According to the New York Times article, “Parenting and Food: Eat Your Peas. Or Don’t. Whatever” by Frank Bruni implies from nutritionists, “They say parents can and should encourage sensible eating and vigorous physical activity by engaging in both themselves; children are likely to imitate those behaviors.” The parent’s relationship with food needs to be moderately healthy to influence similarities. It would be inequitable to judge upon their weight if they also don’t put the effort themselves and show the child.

 

Read the nutritional label. Look at the vitamins, sugar levels, cholesterol, and sodium before looking at the amount of calories. Teach children about what vitamins do for their body though association.
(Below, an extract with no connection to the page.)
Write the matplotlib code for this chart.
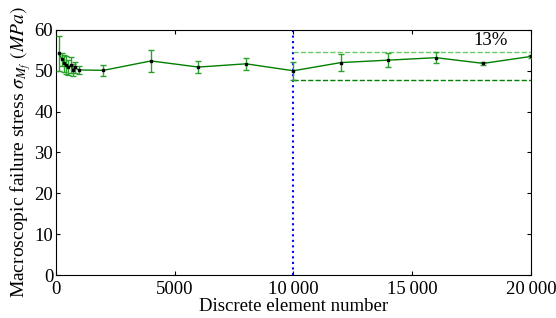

For example, orange colored vegetables and fruits: carrots, papayas, sweet potatoes contain a high source in vitamin A, which is needed for vision and a healthy immune system. Short and simple, but educational.

 

Learning about nutrition in a memorable and entertaining way will be more successful than just stating the information. In the article, “Why Teach Kids About Food” by Vera Tweed, exposes a Chicago non-profit food education program, Pilot Light, who have cooking lessons with children and appropriate lectures as well. Among their statistics it has encouraged children by “93% to know that their food choices will affect their future health”. Teaching nutrition at a younger age raises more awareness on what they are consuming. Soon they are questioning the difference between homemade potato chips and store-bought because they are the same product but with different nutritional values.

 

Guidance is important to help the youth develop their own perceptions on food while emphasizing healthful guidelines with positive rewards.